───── Raw data
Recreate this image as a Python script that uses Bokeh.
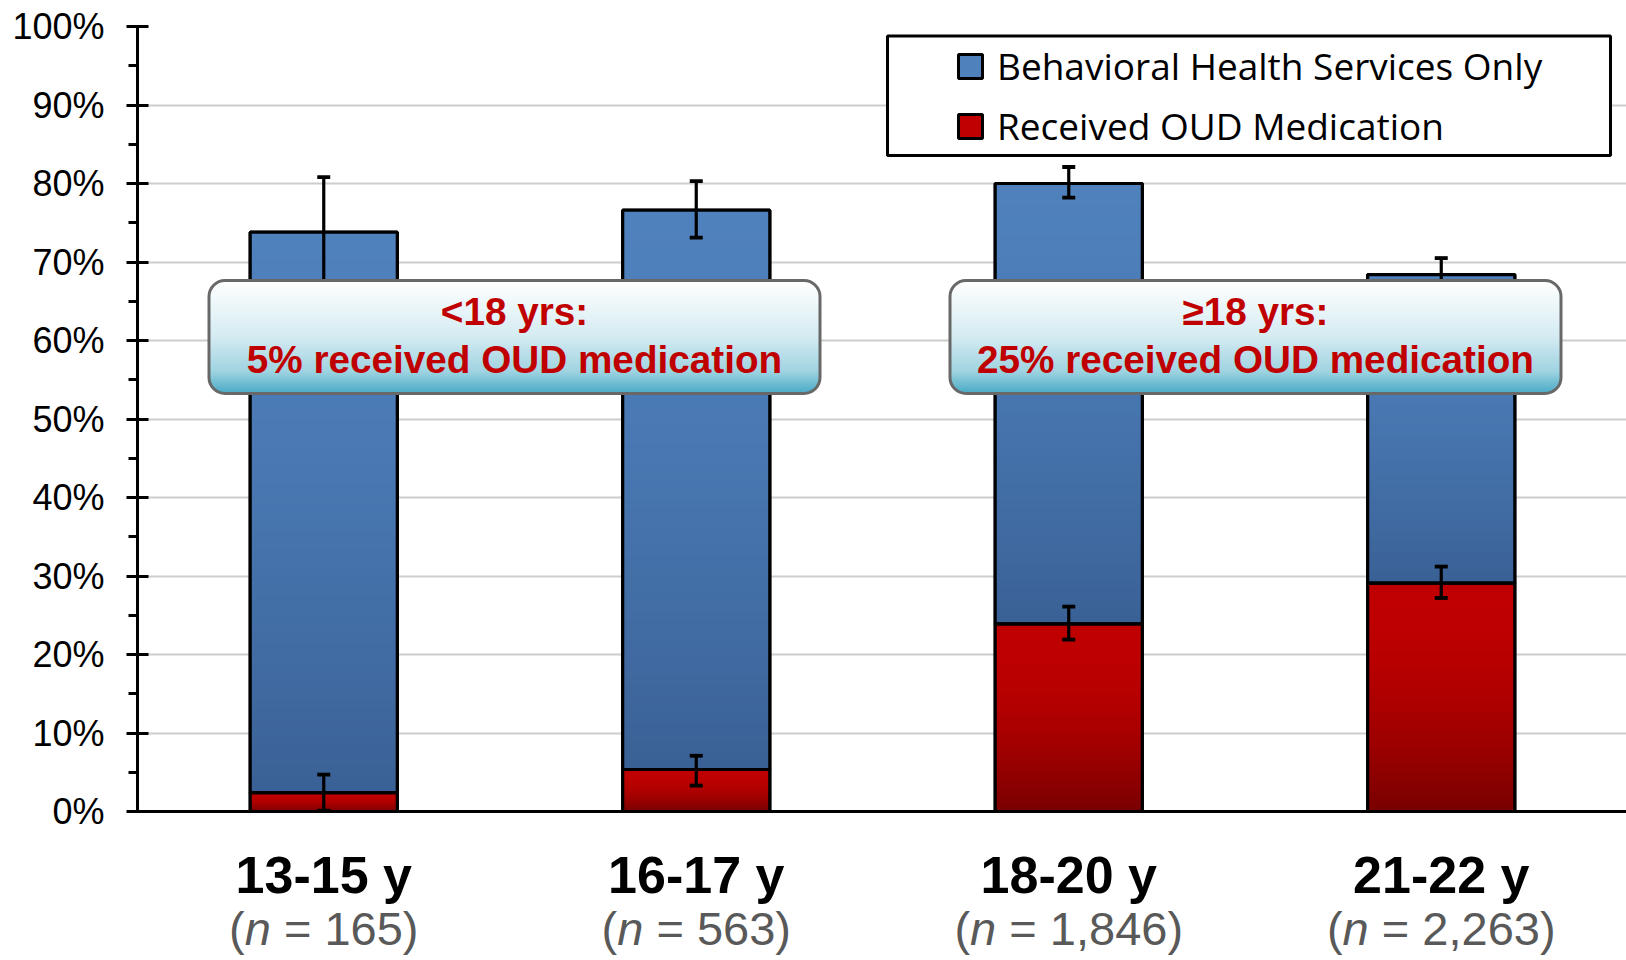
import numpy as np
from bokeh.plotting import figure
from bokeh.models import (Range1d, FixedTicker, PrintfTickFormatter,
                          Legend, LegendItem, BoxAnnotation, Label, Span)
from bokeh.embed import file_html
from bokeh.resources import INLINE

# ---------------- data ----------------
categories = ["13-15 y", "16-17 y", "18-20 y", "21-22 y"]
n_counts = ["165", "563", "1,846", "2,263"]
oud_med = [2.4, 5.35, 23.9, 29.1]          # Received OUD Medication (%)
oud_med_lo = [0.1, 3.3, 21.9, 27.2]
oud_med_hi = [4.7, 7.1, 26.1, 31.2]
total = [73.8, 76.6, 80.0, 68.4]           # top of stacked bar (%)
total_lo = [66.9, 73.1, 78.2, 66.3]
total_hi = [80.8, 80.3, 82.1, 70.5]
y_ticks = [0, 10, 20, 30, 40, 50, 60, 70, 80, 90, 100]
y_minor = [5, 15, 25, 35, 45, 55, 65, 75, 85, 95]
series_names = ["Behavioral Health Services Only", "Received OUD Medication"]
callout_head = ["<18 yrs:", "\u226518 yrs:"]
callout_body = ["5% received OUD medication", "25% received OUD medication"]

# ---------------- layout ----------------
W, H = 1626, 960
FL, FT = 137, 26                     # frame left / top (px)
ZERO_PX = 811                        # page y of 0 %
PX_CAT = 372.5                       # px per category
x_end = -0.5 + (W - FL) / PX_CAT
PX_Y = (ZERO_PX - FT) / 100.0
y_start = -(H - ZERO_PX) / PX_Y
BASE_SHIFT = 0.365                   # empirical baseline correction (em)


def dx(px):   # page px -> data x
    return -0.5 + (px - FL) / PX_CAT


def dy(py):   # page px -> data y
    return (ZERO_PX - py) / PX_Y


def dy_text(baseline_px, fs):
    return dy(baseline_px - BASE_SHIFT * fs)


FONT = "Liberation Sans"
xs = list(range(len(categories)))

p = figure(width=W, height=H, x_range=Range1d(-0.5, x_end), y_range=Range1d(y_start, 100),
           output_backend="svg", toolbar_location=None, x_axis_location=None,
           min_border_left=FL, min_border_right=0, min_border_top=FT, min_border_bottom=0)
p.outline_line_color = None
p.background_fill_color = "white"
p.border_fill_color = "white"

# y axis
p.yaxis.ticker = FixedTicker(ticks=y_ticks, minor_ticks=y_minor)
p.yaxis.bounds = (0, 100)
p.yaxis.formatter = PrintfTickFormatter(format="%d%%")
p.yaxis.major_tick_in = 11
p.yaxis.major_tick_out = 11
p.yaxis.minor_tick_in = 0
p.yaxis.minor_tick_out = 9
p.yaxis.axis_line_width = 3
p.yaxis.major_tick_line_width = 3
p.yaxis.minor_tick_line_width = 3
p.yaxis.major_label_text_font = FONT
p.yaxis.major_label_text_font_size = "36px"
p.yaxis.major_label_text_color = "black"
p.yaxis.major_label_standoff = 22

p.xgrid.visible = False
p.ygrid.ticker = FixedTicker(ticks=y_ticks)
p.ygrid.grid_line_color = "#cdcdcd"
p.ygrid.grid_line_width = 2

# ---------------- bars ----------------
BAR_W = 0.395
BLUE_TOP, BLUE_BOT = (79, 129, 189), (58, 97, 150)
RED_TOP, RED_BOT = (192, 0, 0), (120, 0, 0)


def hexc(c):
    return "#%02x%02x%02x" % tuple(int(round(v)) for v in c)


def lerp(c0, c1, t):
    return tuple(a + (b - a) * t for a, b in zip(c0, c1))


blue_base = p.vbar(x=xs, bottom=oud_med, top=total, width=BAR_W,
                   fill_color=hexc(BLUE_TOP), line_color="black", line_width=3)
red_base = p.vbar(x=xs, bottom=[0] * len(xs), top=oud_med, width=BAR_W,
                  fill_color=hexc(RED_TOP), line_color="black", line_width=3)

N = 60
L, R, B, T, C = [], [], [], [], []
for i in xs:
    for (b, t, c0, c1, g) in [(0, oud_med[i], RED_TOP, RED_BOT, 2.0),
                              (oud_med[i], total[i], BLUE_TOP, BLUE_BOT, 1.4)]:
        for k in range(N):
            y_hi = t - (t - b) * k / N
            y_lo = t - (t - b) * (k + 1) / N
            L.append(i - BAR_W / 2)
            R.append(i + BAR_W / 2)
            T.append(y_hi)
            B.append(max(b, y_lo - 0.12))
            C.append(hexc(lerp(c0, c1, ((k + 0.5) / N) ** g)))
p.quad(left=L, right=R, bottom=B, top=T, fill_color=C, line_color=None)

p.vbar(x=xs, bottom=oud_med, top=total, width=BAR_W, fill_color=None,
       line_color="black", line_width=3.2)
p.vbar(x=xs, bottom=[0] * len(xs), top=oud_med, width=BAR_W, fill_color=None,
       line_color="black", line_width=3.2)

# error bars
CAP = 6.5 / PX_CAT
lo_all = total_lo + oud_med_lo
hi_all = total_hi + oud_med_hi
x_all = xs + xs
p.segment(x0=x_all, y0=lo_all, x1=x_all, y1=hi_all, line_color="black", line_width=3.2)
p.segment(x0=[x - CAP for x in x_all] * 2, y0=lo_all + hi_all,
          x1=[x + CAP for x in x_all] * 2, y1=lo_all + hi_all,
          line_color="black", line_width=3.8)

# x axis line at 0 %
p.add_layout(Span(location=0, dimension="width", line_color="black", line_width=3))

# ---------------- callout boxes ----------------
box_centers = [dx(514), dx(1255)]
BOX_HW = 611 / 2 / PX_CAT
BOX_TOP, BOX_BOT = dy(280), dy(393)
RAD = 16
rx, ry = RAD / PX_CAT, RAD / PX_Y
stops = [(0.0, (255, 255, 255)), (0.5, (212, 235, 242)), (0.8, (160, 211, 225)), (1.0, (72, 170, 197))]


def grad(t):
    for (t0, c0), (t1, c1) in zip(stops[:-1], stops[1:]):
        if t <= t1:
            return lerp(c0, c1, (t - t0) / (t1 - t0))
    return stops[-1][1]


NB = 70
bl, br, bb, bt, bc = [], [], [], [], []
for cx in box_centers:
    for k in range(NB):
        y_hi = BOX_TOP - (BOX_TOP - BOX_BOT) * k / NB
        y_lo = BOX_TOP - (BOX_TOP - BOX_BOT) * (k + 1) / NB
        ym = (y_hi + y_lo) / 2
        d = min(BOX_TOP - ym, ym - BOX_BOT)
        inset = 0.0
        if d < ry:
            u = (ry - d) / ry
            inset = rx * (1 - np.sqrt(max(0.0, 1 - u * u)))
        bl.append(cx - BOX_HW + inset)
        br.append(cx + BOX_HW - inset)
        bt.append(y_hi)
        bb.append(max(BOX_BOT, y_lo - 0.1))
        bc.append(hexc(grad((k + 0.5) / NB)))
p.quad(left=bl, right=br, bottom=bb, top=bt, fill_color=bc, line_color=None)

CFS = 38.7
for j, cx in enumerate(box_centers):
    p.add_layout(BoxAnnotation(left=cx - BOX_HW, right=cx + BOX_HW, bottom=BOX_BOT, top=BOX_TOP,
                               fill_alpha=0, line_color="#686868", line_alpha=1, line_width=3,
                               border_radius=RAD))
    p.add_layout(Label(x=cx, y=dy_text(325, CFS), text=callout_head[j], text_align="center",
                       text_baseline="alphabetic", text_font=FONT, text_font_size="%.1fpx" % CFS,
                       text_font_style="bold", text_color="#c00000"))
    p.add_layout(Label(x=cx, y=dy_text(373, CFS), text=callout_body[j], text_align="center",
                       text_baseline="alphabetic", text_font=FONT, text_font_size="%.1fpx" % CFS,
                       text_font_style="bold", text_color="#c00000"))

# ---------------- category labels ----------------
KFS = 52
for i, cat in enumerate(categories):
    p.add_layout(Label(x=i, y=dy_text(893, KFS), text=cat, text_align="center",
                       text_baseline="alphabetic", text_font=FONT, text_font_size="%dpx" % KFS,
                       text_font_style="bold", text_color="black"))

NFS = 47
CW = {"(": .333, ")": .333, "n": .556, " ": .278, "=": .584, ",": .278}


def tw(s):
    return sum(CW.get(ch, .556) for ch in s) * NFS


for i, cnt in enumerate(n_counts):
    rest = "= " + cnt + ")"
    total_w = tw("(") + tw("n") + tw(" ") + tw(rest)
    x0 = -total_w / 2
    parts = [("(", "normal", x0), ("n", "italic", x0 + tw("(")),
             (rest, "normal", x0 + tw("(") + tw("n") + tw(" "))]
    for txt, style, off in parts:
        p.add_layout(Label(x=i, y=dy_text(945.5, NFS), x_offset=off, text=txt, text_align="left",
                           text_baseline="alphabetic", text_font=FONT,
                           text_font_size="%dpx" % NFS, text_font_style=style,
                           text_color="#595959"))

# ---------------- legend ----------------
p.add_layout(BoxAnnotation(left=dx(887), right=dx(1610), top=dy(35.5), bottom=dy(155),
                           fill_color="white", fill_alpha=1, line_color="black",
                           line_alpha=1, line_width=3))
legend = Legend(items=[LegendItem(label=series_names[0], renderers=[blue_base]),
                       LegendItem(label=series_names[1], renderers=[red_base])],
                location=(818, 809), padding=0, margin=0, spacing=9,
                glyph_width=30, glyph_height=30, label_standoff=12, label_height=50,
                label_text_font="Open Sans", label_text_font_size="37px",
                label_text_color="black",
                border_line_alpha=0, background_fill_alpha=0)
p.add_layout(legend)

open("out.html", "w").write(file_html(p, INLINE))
──────────
**Aim:** Repeat the lines of the listing above verbatim, beginning at its first line and ending at the line containing "xs = list(range(len(categories)))", which is included. Omit pictures.

**Solution to this task:**
Recreate this image as a Python script that uses Bokeh.
import numpy as np
from bokeh.plotting import figure
from bokeh.models import (Range1d, FixedTicker, PrintfTickFormatter,
                          Legend, LegendItem, BoxAnnotation, Label, Span)
from bokeh.embed import file_html
from bokeh.resources import INLINE

# ---------------- data ----------------
categories = ["13-15 y", "16-17 y", "18-20 y", "21-22 y"]
n_counts = ["165", "563", "1,846", "2,263"]
oud_med = [2.4, 5.35, 23.9, 29.1]          # Received OUD Medication (%)
oud_med_lo = [0.1, 3.3, 21.9, 27.2]
oud_med_hi = [4.7, 7.1, 26.1, 31.2]
total = [73.8, 76.6, 80.0, 68.4]           # top of stacked bar (%)
total_lo = [66.9, 73.1, 78.2, 66.3]
total_hi = [80.8, 80.3, 82.1, 70.5]
y_ticks = [0, 10, 20, 30, 40, 50, 60, 70, 80, 90, 100]
y_minor = [5, 15, 25, 35, 45, 55, 65, 75, 85, 95]
series_names = ["Behavioral Health Services Only", "Received OUD Medication"]
callout_head = ["<18 yrs:", "\u226518 yrs:"]
callout_body = ["5% received OUD medication", "25% received OUD medication"]

# ---------------- layout ----------------
W, H = 1626, 960
FL, FT = 137, 26                     # frame left / top (px)
ZERO_PX = 811                        # page y of 0 %
PX_CAT = 372.5                       # px per category
x_end = -0.5 + (W - FL) / PX_CAT
PX_Y = (ZERO_PX - FT) / 100.0
y_start = -(H - ZERO_PX) / PX_Y
BASE_SHIFT = 0.365                   # empirical baseline correction (em)


def dx(px):   # page px -> data x
    return -0.5 + (px - FL) / PX_CAT


def dy(py):   # page px -> data y
    return (ZERO_PX - py) / PX_Y


def dy_text(baseline_px, fs):
    return dy(baseline_px - BASE_SHIFT * fs)


FONT = "Liberation Sans"
xs = list(range(len(categories)))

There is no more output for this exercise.